Drue Chrisman (born July 7, 1997) is an American professional football punter. He played college football for the Ohio State Buckeyes and was signed as an undrafted free agent by the Cincinnati Bengals after the 2021 NFL draft.

==College career==
Chrisman was ranked as a threestar recruit by 247Sports.com coming out of high school. He committed to Ohio State on May 5, 2015.

Chrisman helped the Buckeyes win four Big 10 Titles in a row (2017–2020),
on their way to capturing the 2017 Cotton Bowl, the 2019 Rose Bowl, and the 2021 Sugar Bowl/CFP Semi-Final.

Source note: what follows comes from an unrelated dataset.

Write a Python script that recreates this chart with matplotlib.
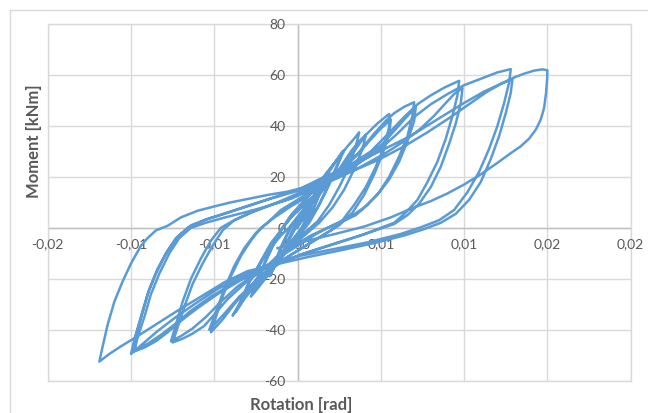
import numpy as np
import matplotlib.pyplot as plt
from matplotlib.transforms import offset_copy
from matplotlib.lines import Line2D

plt.rcParams['font.family'] = ['Lato', 'DejaVu Sans']

# axis ticks (Excel rounds the labels to 2 decimals)
x_ticks = [-0.015, -0.01, -0.005, 0.0, 0.005, 0.01, 0.015, 0.02]
x_tick_labels = ['-0,02', '-0,01', '-0,01', '0,00', '0,01', '0,01', '0,02', '0,02']
y_ticks = [-60, -40, -20, 0, 20, 40, 60, 80]
y_tick_labels = ['-60', '-40', '-20', '0', '20', '40', '60', '80']

# (rotation [rad], moment [kNm]), cycle by cycle
cycle_1 = [(0.0, 0), (0.0003, 4), (0.0006, 8), (0.0009, 11),
           (0.0007, 7), (0.0004, 2), (0.0001, -2), (-0.0003, -5), (-0.0006, -8), (-0.0008, -9.5),
           (-0.0006, -5), (-0.0003, -1), (0.0, 2), (0.0004, 6), (0.0008, 10), (0.0010, 12),
           (0.0008, 8), (0.0005, 3), (0.0001, -2), (-0.0004, -6), (-0.0008, -10), (-0.0006, -6),
           (-0.0002, -1)]

cycle_2 = [(0.0003, 3), (0.0008, 9), (0.0013, 15), (0.0017, 20),
           (0.0014, 15), (0.0009, 7), (0.0004, 1), (-0.0002, -4), (-0.0008, -9), (-0.0012, -13),
           (-0.0016, -18),
           (-0.0013, -13), (-0.0008, -5), (-0.0004, 1), (0.0002, 6), (0.0008, 11), (0.0013, 16),
           (0.0018, 21),
           (0.0015, 16), (0.0010, 8), (0.0005, 2), (-0.0001, -3), (-0.0007, -8), (-0.0012, -13),
           (-0.0017, -19),
           (-0.0014, -14), (-0.0009, -6), (-0.0004, 0)]

cycle_3 = [(0.0002, 5), (0.0008, 11), (0.0014, 17), (0.0020, 23), (0.0025, 28), (0.0027, 30),
           (0.0024, 25), (0.0018, 16), (0.0012, 8), (0.0006, 2), (0.0, -3), (-0.0006, -7),
           (-0.0012, -12), (-0.0018, -17), (-0.0023, -22), (-0.0027, -26),
           (-0.0024, -21), (-0.0019, -13), (-0.0014, -6), (-0.0009, 0), (-0.0003, 5), (0.0004, 10),
           (0.0011, 16), (0.0018, 22), (0.0024, 27), (0.0028, 30.5),
           (0.0025, 26), (0.0019, 17), (0.0013, 9), (0.0007, 2), (0.0001, -3), (-0.0005, -8),
           (-0.0011, -13), (-0.0017, -18), (-0.0023, -23), (-0.0028, -27),
           (-0.0025, -22), (-0.0020, -14), (-0.0015, -7), (-0.0010, -1)]

cycle_4 = [(-0.0004, 5), (0.0003, 10), (0.0010, 15), (0.0017, 21), (0.0024, 27), (0.0030, 32),
           (0.0034, 35), (0.0037, 37.5),
           (0.0035, 32), (0.0031, 24), (0.0025, 16), (0.0019, 9), (0.0012, 2.5), (0.0004, -2),
           (-0.0004, -6), (-0.0012, -11), (-0.0020, -16), (-0.0027, -22), (-0.0033, -28),
           (-0.0039, -34.5),
           (-0.0034, -29), (-0.0030, -22.5), (-0.0024, -16), (-0.0018, -9.5), (-0.0010, -3),
           (-0.0002, 2), (0.0005, 7), (0.0012, 12), (0.0019, 18), (0.0026, 24), (0.0032, 30),
           (0.0037, 34), (0.0041, 36.5),
           (0.0039, 31), (0.0034, 23), (0.0028, 15), (0.0021, 8), (0.0013, 2), (0.0005, -2.5),
           (-0.0003, -7), (-0.0011, -12), (-0.0019, -17), (-0.0026, -23), (-0.0032, -28),
           (-0.0037, -33),
           (-0.0033, -27), (-0.0028, -20), (-0.0022, -13), (-0.0016, -6), (-0.0010, -1)]

cycle_5 = [(-0.0004, 4), (0.0004, 9), (0.0012, 14), (0.0020, 19), (0.0028, 25), (0.0035, 31),
           (0.0041, 36.5), (0.0048, 41), (0.0055, 44.7),
           (0.0055, 39.5), (0.0052, 32), (0.0047, 24), (0.0041, 16), (0.0034, 9), (0.0027, 3),
           (0.0020, -1), (0.0010, -5), (0.0, -9), (-0.0010, -13), (-0.0020, -18), (-0.0030, -24),
           (-0.0038, -30), (-0.0045, -36), (-0.0052, -41),
           (-0.0049, -35), (-0.0045, -27), (-0.0040, -19), (-0.0034, -11), (-0.0028, -5),
           (-0.0022, 0), (-0.0014, 4), (-0.0005, 8),
           (0.0005, 12), (0.0015, 17), (0.0025, 22), (0.0035, 28), (0.0043, 34), (0.0050, 39),
           (0.0056, 42.5),
           (0.0055, 37), (0.0051, 29), (0.0046, 21), (0.0040, 13), (0.0033, 6), (0.0025, 1),
           (0.0015, -3), (0.0005, -7), (-0.0005, -11), (-0.0015, -16), (-0.0025, -21),
           (-0.0035, -27), (-0.0043, -33), (-0.0050, -38), (-0.0053, -40),
           (-0.0049, -33), (-0.0044, -24), (-0.0038, -15), (-0.0032, -8), (-0.0025, -2),
           (-0.0018, 2)]

cycle_6 = [(-0.0010, 7), (0.0, 11), (0.0012, 16), (0.0024, 22), (0.0036, 29), (0.0046, 37),
           (0.0053, 42), (0.0058, 45), (0.0064, 47.5), (0.0070, 49.3),
           (0.0069, 44), (0.0066, 36), (0.0061, 28), (0.0055, 20), (0.0049, 14), (0.0042, 9),
           (0.0035, 5), (0.0027, 2.5), (0.0018, 0), (0.0008, -3), (-0.0002, -7), (-0.0012, -12),
           (-0.0022, -17), (-0.0032, -22), (-0.0042, -28), (-0.0050, -34), (-0.0056, -38.5),
           (-0.0063, -41.5), (-0.0069, -43.5), (-0.0075, -45),
           (-0.0072, -39), (-0.0068, -31), (-0.0063, -22), (-0.0057, -14), (-0.0051, -7),
           (-0.0045, -1), (-0.0038, 3), (-0.0028, 6), (-0.0016, 9), (-0.0004, 11.5),
           (0.0008, 15), (0.0020, 19), (0.0032, 23), (0.0042, 28), (0.0051, 33), (0.0058, 38),
           (0.0064, 42.5), (0.0069, 46), (0.0071, 47.5),
           (0.0070, 42), (0.0066, 34), (0.0061, 26), (0.0055, 19), (0.0048, 13), (0.0040, 8),
           (0.0031, 4), (0.0021, 1), (0.0011, -2.5), (0.0, -7), (-0.0012, -12), (-0.0024, -17.5),
           (-0.0036, -23), (-0.0046, -29), (-0.0055, -35), (-0.0063, -39.5), (-0.0070, -42.5),
           (-0.0076, -44.5),
           (-0.0073, -38), (-0.0069, -29), (-0.0064, -20), (-0.0058, -12), (-0.0052, -5),
           (-0.0046, 0), (-0.0038, 3)]

cycle_7 = [(-0.0026, 6.5), (-0.0012, 10), (0.0002, 14), (0.0016, 19), (0.0030, 24),
           (0.0044, 30), (0.0056, 38), (0.0064, 43.5), (0.0072, 48.5), (0.0080, 52), (0.0088, 55),
           (0.0093, 56.5), (0.0097, 57.7),
           (0.0096, 52), (0.0093, 44), (0.0089, 35), (0.0084, 26), (0.0078, 18), (0.0072, 11),
           (0.0065, 6), (0.0058, 2), (0.0050, 0), (0.0040, -2.5), (0.0028, -5), (0.0016, -7.5),
           (0.0004, -10), (-0.0008, -13), (-0.0020, -16), (-0.0034, -20.5), (-0.0048, -26),
           (-0.0060, -31.5), (-0.0070, -36.5), (-0.0078, -41), (-0.0085, -44.5), (-0.0092, -47),
           (-0.0098, -48.5),
           (-0.0096, -43), (-0.0092, -35), (-0.0088, -26), (-0.0083, -18), (-0.0077, -10),
           (-0.0071, -4), (-0.0064, 0), (-0.0055, 2), (-0.0044, 4), (-0.0032, 6), (-0.0018, 8.5),
           (-0.0004, 11.5),
           (0.0010, 15.5), (0.0024, 19.5), (0.0038, 24), (0.0052, 29), (0.0064, 34), (0.0074, 39),
           (0.0082, 44), (0.0089, 49), (0.0094, 52.5), (0.0099, 54.9),
           (0.0098, 49), (0.0095, 41), (0.0091, 33), (0.0086, 24), (0.0080, 16), (0.0073, 9.5),
           (0.0066, 5), (0.0058, 1.5), (0.0049, -0.5), (0.0038, -3), (0.0026, -5.5),
           (0.0014, -8), (0.0002, -10.5), (-0.0010, -13.5), (-0.0024, -17), (-0.0038, -21.5),
           (-0.0052, -27), (-0.0064, -32.5), (-0.0074, -38), (-0.0082, -42), (-0.0090, -45.5),
           (-0.0096, -47.5), (-0.0099, -48.2),
           (-0.0097, -42), (-0.0093, -33), (-0.0089, -24), (-0.0084, -16), (-0.0078, -9),
           (-0.0071, -3), (-0.0064, 1)]

cycle_8 = [(-0.0054, 3.5), (-0.0042, 6), (-0.0028, 9), (-0.0014, 12), (0.0, 15), (0.0016, 19),
           (0.0032, 23.5), (0.0048, 30), (0.0060, 37), (0.0070, 43.5), (0.0080, 48.5),
           (0.0090, 52.5), (0.0100, 56), (0.0110, 58.5), (0.0120, 61), (0.0128, 62.3),
           (0.0127, 57), (0.0124, 49), (0.0120, 40), (0.0115, 31), (0.0109, 22), (0.0102, 14),
           (0.0094, 7), (0.0085, 3), (0.0074, 0.2), (0.0062, -2.4), (0.0042, -5.7),
           (0.0022, -8.3), (0.0002, -10.9), (-0.0016, -14), (-0.0032, -18.5), (-0.0048, -24),
           (-0.0062, -30), (-0.0074, -35.5), (-0.0084, -40.5), (-0.0092, -45), (-0.0100, -49.5),
           (-0.0098, -44), (-0.0094, -35), (-0.0090, -26), (-0.0085, -18), (-0.0079, -10),
           (-0.0073, -4), (-0.0066, 0), (-0.0056, 3), (-0.0044, 5.5), (-0.0030, 8.5),
           (-0.0016, 11.5), (0.0, 14.5), (0.0016, 18), (0.0032, 22), (0.0048, 26.5),
           (0.0064, 32), (0.0078, 37.5), (0.0092, 43.5), (0.0104, 49), (0.0114, 53.5),
           (0.0122, 56.5), (0.0129, 58.4),
           (0.0128, 53), (0.0125, 45), (0.0121, 36), (0.0116, 27), (0.0110, 18), (0.0103, 11),
           (0.0095, 5.5), (0.0086, 2), (0.0076, -0.5), (0.0064, -3), (0.0046, -6),
           (0.0026, -8.8), (0.0006, -11.5), (-0.0014, -14.5), (-0.0030, -17), (-0.0044, -21.4),
           (-0.0058, -27), (-0.0072, -32.5), (-0.0084, -37.5), (-0.0096, -42.5),
           (-0.0106, -46.5), (-0.0113, -49.5), (-0.0119, -52.5),
           (-0.0117, -46.5), (-0.0114, -38), (-0.0110, -29), (-0.0105, -21), (-0.0100, -14),
           (-0.0094, -7), (-0.0090, -4), (-0.0085, -1), (-0.0078, 0.8), (-0.0070, 4.1),
           (-0.0060, 6.7), (-0.0050, 8.4), (-0.0040, 10), (-0.0030, 11.3), (-0.0018, 12.9),
           (-0.0006, 14.2), (0.0002, 15.5)]

cycle_final = [(0.0016, 20), (0.0032, 24.4), (0.0052, 30.9), (0.0068, 36.1), (0.0085, 43),
               (0.0100, 49), (0.0112, 53.5), (0.0122, 56.5), (0.0130, 59), (0.0136, 60.5),
               (0.0142, 61.7), (0.0147, 62.2), (0.0150, 61.8),
               (0.01498, 58), (0.01492, 53), (0.0148, 47), (0.0146, 42.5), (0.0143, 38.5),
               (0.0139, 35), (0.0134, 32), (0.0128, 29.3), (0.0120, 25.5), (0.0110, 21),
               (0.0100, 17), (0.0090, 13.5), (0.0080, 10.5), (0.0068, 7.5), (0.0056, 4.1),
               (0.0040, 0.5), (0.0022, -2.5), (0.0002, -5.7), (-0.0012, -8)]

cycles = [cycle_1, cycle_2, cycle_3, cycle_4, cycle_5, cycle_6, cycle_7, cycle_8, cycle_final]
pts = np.array([p for c in cycles for p in c])
rot = pts[:, 0]
mom = pts[:, 1]

fig = plt.figure(figsize=(6.48, 4.14), dpi=100)
ax = fig.add_axes([47.7 / 648, 1 - 381.7 / 414, (630.7 - 47.7) / 648, (381.7 - 25) / 414])

ax.plot(rot, mom, color='#5B9BD5', lw=1.8, solid_joinstyle='round', zorder=4)

ax.set_xlim(-0.015, 0.02)
ax.set_ylim(-60, 80)
ax.set_xticks(x_ticks)
ax.set_yticks(y_ticks)
ax.tick_params(length=0, labelbottom=False, labelleft=False)
ax.grid(color='#D9D9D9', lw=1)
ax.set_axisbelow(True)
for s in ax.spines.values():
    s.set_color('#D9D9D9')
    s.set_linewidth(1)
ax.axhline(0, color='#BFBFBF', lw=1, zorder=2)
ax.axvline(0, color='#BFBFBF', lw=1, zorder=2)

# tick labels sit next to the zero lines like in Excel
txt_color = '#595959'
x_lab_tr = offset_copy(ax.transData, fig=fig, x=0, y=-9, units='dots')
for xv, lab in zip(x_ticks, x_tick_labels):
    ax.text(xv, 0, lab, transform=x_lab_tr, ha='center', va='top',
            fontsize=10, color=txt_color, zorder=3)
y_lab_tr = offset_copy(ax.transData, fig=fig, x=-12, y=0, units='dots')
for yv, lab in zip(y_ticks, y_tick_labels):
    ax.text(0, yv, lab, transform=y_lab_tr, ha='right', va='center',
            fontsize=10, color=txt_color, zorder=3)

fig.text(34 / 648, 1 - 141 / 414, 'Moment [kNm]', rotation=90, ha='center', va='center',
         fontsize=12, fontweight='bold', color=txt_color)
fig.text(301.5 / 648, 1 - 405 / 414, 'Rotation [rad]', ha='center', va='center',
         fontsize=12, fontweight='bold', color=txt_color)

# chart area border (cropped on the right and bottom)
fig.add_artist(Line2D([10 / 648, 10 / 648], [0, 1 - 11 / 414], transform=fig.transFigure,
                      color='#D9D9D9', lw=1))
fig.add_artist(Line2D([10 / 648, 1], [1 - 11 / 414, 1 - 11 / 414], transform=fig.transFigure,
                      color='#D9D9D9', lw=1))

fig.savefig('out.png', dpi=100, facecolor='white')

Chrisman capped off his college football career helping lead the Buckeyes to the 2021 CFP National Championship Game.

==Professional career==

Pre-draft measurables
| Height | Weight | Arm length | Hand span |
| 6 ft 2+3⁄4 in (1.90 m) | 209 lb (95 kg) | 33+1⁄8 in (0.84 m) | 9+1⁄2 in (0.24 m) |
All values from NFL Combine

===Cincinnati Bengals (first stint)===
Chrisman was signed as an undrafted free agent by the Cincinnati Bengals on May 2, 2021. He was waived on August 31, 2021, and re-signed to the practice squad the next day. He was released on September 7, 2021. He was re-signed to the practice squad on October 5, 2021. He was released on October 12, 2021.

===Pittsburgh Steelers===
On December 8, 2021, Chrisman was signed to the Pittsburgh Steelers practice squad, but released two days later.

===Cincinnati Bengals (second stint)===
On December 14, 2021, Chrisman was signed to the Bengals practice squad. He was released on January 18, 2022. He signed a reserve/future contract with the Bengals on February 7, 2022.

On August 30, 2022, Chrisman was waived by the Bengals and signed to the practice squad the next day. He was signed to the active roster on December 6, 2022, following the release of veteran Kevin Huber. Chrisman's longest punt on the season came in his first start in Week 11 against the Pittsburgh Steelers, at 65 yards. Chrisman helped the team go 4–0 down the stretch, helping the Bengals finish the regular season with a 12–4 record, on their way to winning the AFC North Division Title. He was also the team's starting punter during their 2022 playoff run, including the AFC Championship Game.

Chrisman was released on August 29, 2023, after losing the Bengals starting job to sixth-round draft pick Brad Robbins.

===Birmingham Stallions===
On April 23, 2024, Chrisman signed with the Birmingham Stallions of the United Football League (UFL). He was released on May 20.